It takes a brave real-estate developer to gamble on someone as eccentric as French designer Philippe Starck to sell yet another condo project in Toronto. Calling from his Paris office, Starck sums up his design philosophy with supreme self-confidence: “I don't know what other people do. I know only my own work.” His most famous creation is the Juicy Salif, a lemon squeezer that resembles a spaceship.
Condos in Toronto are springing up faster than mushrooms. But developer Peter Freed, of Freed Developments Ltd., had seen Starck's work on other condo projects in the U.S. and was bowled over by his sense of fun; he figured the ultra-cool designer could give him an edge. So he commissioned Starck to design the indoor lobby, outdoor courtyard, model suites and floor plans for Seventy5 Portland Street, in the downtown King West district. “I felt the neighbourhood was ready, and wanted to differentiate it from the competition,” says 37-year-old Freed. It is Starck's first project in Canada.

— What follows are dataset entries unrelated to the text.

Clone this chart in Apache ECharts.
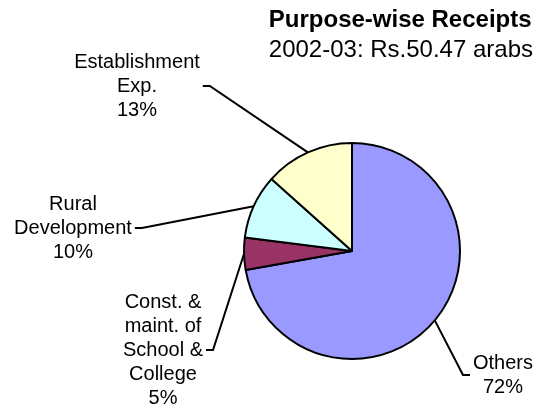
<!DOCTYPE html>
<html>
<head>
<meta charset="utf-8">
<script src="https://cdn.jsdelivr.net/npm/echarts@6/dist/echarts.min.js"></script>
<style>
html,body{margin:0;padding:0;background:#fff;}
#chart{width:537px;height:411px;}
</style>
</head>
<body>
<div id="chart"></div>
<script>
var categories = ['Others', 'Const. &\nmaint. of\nSchool &\nCollege', 'Rural\nDevelopment', 'Establishment\nExp.'];
var shares = [72.2, 4.8, 9.6, 13.4];
var titleText = 'Purpose-wise Receipts';
var subText = '2002-03: Rs.50.47 arabs';

var colors = ['#9999FF', '#993366', '#CCFFFF', '#FFFFCC'];
// label anchor (center) positions and which side the leader line attaches
var labelAnchor = [[503, 375, 'left'], [163, 350, 'right'], [73, 228, 'right'], [137, 86, 'right']];

var chart = echarts.init(document.getElementById('chart'));
var font = 'Liberation Sans, Arial, sans-serif';
chart.setOption({
  animation: false,
  title: {
    text: titleText,
    subtext: subText,
    right: 4,
    top: 7,
    padding: 0,
    itemGap: 3,
    textStyle: {fontFamily: font, fontSize: 24, fontWeight: 'bold', color: '#000', lineHeight: 27},
    subtextStyle: {fontFamily: font, fontSize: 24, color: '#000', lineHeight: 27}
  },
  series: [{
    type: 'pie',
    center: [352, 251],
    radius: 108,
    startAngle: 90,
    clockwise: true,
    percentPrecision: 0,
    data: categories.map(function (c, i) {
      return {name: c, value: shares[i], itemStyle: {color: colors[i]}};
    }),
    itemStyle: {borderColor: '#000', borderWidth: 2},
    label: {
      show: true,
      position: 'outside',
      formatter: '{b}\n{d}%',
      fontFamily: font,
      fontSize: 20,
      lineHeight: 24,
      color: '#000',
      align: 'center',
      overflow: 'none'
    },
    labelLine: {show: true, lineStyle: {color: '#000', width: 2}},
    labelLayout: function (p) {
      var a = labelAnchor[p.dataIndex];
      var w = p.labelRect.width;
      var start = p.labelLinePoints ? p.labelLinePoints[0] : [0, 0];
      var endX, bendX;
      if (a[2] === 'right') {
        endX = a[0] + w / 2 + 3;
        bendX = endX + 7;
      } else {
        endX = a[0] - w / 2 - 3;
        bendX = endX - 7;
      }
      return {
        x: a[0],
        y: a[1],
        align: 'center',
        verticalAlign: 'middle',
        labelLinePoints: [start, [bendX, a[1]], [endX, a[1]]]
      };
    }
  }]
});
</script>
</body>
</html>
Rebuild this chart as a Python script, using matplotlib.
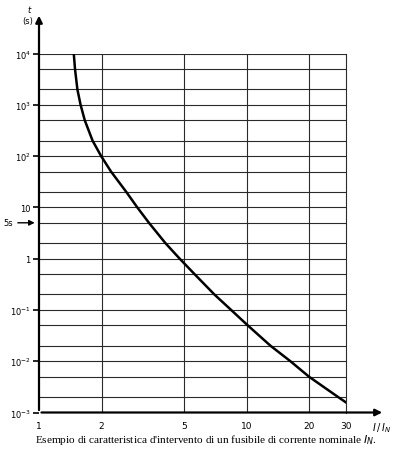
import matplotlib
matplotlib.use("Agg")
import matplotlib.pyplot as plt
from matplotlib.ticker import FixedLocator, NullLocator

# fuse trip characteristic: current ratio I/IN vs time t (s)
t_vals = [1e4, 5e3, 2e3, 1e3, 500, 200, 100, 50, 20, 10, 5, 2, 1,
          0.5, 0.2, 0.1, 0.05, 0.02, 0.01, 0.005, 0.002, 0.00157]
i_vals = [1.47, 1.49, 1.53, 1.585, 1.66, 1.81, 1.99, 2.22, 2.63, 2.97, 3.38, 4.06, 4.75,
          5.6, 6.98, 8.4, 10.1, 13.0, 16.2, 19.9, 27.5, 30.0]

x_ticks = [1, 2, 5, 10, 20, 30]
x_labels = ["1", "2", "5", "10", "20", "30"]
y_ticks = [1e4, 1e3, 1e2, 10, 1, 0.1, 0.01, 0.001]
y_labels = ["10$^4$", "10$^3$", "10$^2$", "10", "1", "10$^{-1}$", "10$^{-2}$", "10$^{-3}$"]
x_grid = [2, 5, 10, 20]
y_grid = [m * 10.0**e for e in range(-3, 4) for m in (1, 2, 5)] + [1e4]

W, H = 396, 452
fig = plt.figure(figsize=(W / 100, H / 100), dpi=100)
ax = fig.add_axes([39 / W, (H - 413.5) / H, 307 / W, 359 / H])
ax.set_xscale("log")
ax.set_yscale("log")
ax.set_xlim(1, 30)
ax.set_ylim(1e-3, 1e4)

gc = "#2a2a2a"
for g in y_grid:
    ax.axhline(g, color=gc, lw=0.8, zorder=1)
for g in x_grid:
    ax.axvline(g, color=gc, lw=0.8, zorder=1)

ax.plot(i_vals, t_vals, color="black", lw=1.8, zorder=3, solid_joinstyle="round")

for side in ("top", "left", "bottom"):
    ax.spines[side].set_visible(False)
ax.spines["right"].set_color(gc)
ax.spines["right"].set_linewidth(0.8)

ax.xaxis.set_major_locator(FixedLocator(x_ticks))
ax.xaxis.set_minor_locator(NullLocator())
ax.set_xticklabels(x_labels, fontsize=6.5)
ax.tick_params(axis="x", length=0, pad=6)
ax.yaxis.set_major_locator(FixedLocator(y_ticks))
ax.yaxis.set_minor_locator(NullLocator())
ax.set_yticklabels(y_labels, fontsize=6)
ax.tick_params(axis="y", length=4, width=1.2, direction="out", pad=2)

# axis arrows
ax.annotate("", xy=(0, 1.113), xytext=(0, -0.001), xycoords="axes fraction",
            arrowprops=dict(arrowstyle="-|>", color="black", lw=1.6, mutation_scale=10),
            annotation_clip=False)
ax.annotate("", xy=(1.127, 0), xytext=(-0.001, 0), xycoords="axes fraction",
            arrowprops=dict(arrowstyle="-|>", color="black", lw=1.6, mutation_scale=10),
            annotation_clip=False)

ax.text(-0.02, 1.11, "$t$\n(s)", transform=ax.transAxes, ha="right", va="center",
        fontsize=6, linespacing=1.2)
ax.text(1.085, -0.04, "$I\\,/\\,I_N$", transform=ax.transAxes, ha="left", va="center",
        fontsize=7)

# 5 s marker arrow
ax.annotate("", xy=(-0.005, 5), xytext=(-0.078, 5),
            xycoords=("axes fraction", "data"),
            arrowprops=dict(arrowstyle="-|>", color="black", lw=1.0, mutation_scale=8),
            annotation_clip=False)
ax.text(-0.085, 5, "5s", transform=ax.get_yaxis_transform(), ha="right", va="center",
        fontsize=6)

fig.text(35 / W, 1 - 440 / H,
         "Esempio di caratteristica d'intervento di un fusibile di corrente nominale $I_N$.",
         family="Liberation Serif", fontsize=8.1, ha="left", va="center")

fig.savefig("out.png", dpi=100)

For his debut, Starck offers up a whimsical play on scale in the public areas, and modern, clean design elsewhere. The courtyard's centrepiece is a 30-metre-long table of Alice in Wonderland proportions, running into the interior lobby. (This, Starck says, is part of his vision that a condo building should be more than a collection of separate units.) The building will incorporate two looks: “minimal,” in whites complemented by colourful lighting; and “natural,” in earthier tones and materials. Seventy5 Portland, a modernist structure of glass and concrete, designed by Toronto-based Core Architects, is set to break ground in spring 2007.
Starck says he designs for those members of his “tribe” who appreciate what he does: “I try to help the person who thinks like me.” Freed says he is targeting “a style-conscious demographic” who “can identify with” good design.
Roman Bodnarchuk, chairman of N5R.com, a condominium marketing firm with offices in Toronto, Las Vegas and Jacksonville, Fla., says every market has its nuances. In Florida, it's landscaping; in New York, celebrity architects push condo sales. With 255 condo projects on the go in Toronto, “there are enormous competitive pressures” on developers to find new ways to stand out.
Starck's creative efforts and Freed's marketing acumen seem to have worked. The project was released in mid-October. Days later, more than 50% of the 200-plus units in the 11-storey building had sold. “We did almost $40 million in business,” Freed says, noting that selling 25-30% of units in the opening days of a project is more typical. Freed says most of those who bought a unit which range in price from $199,000 to $1.4 million bought because of Starck's input. Others, he says, came to the opening and fell for the design. After all, in what often feels like a sea of condo sameness, Seventy5 Portland is a Starck contrast.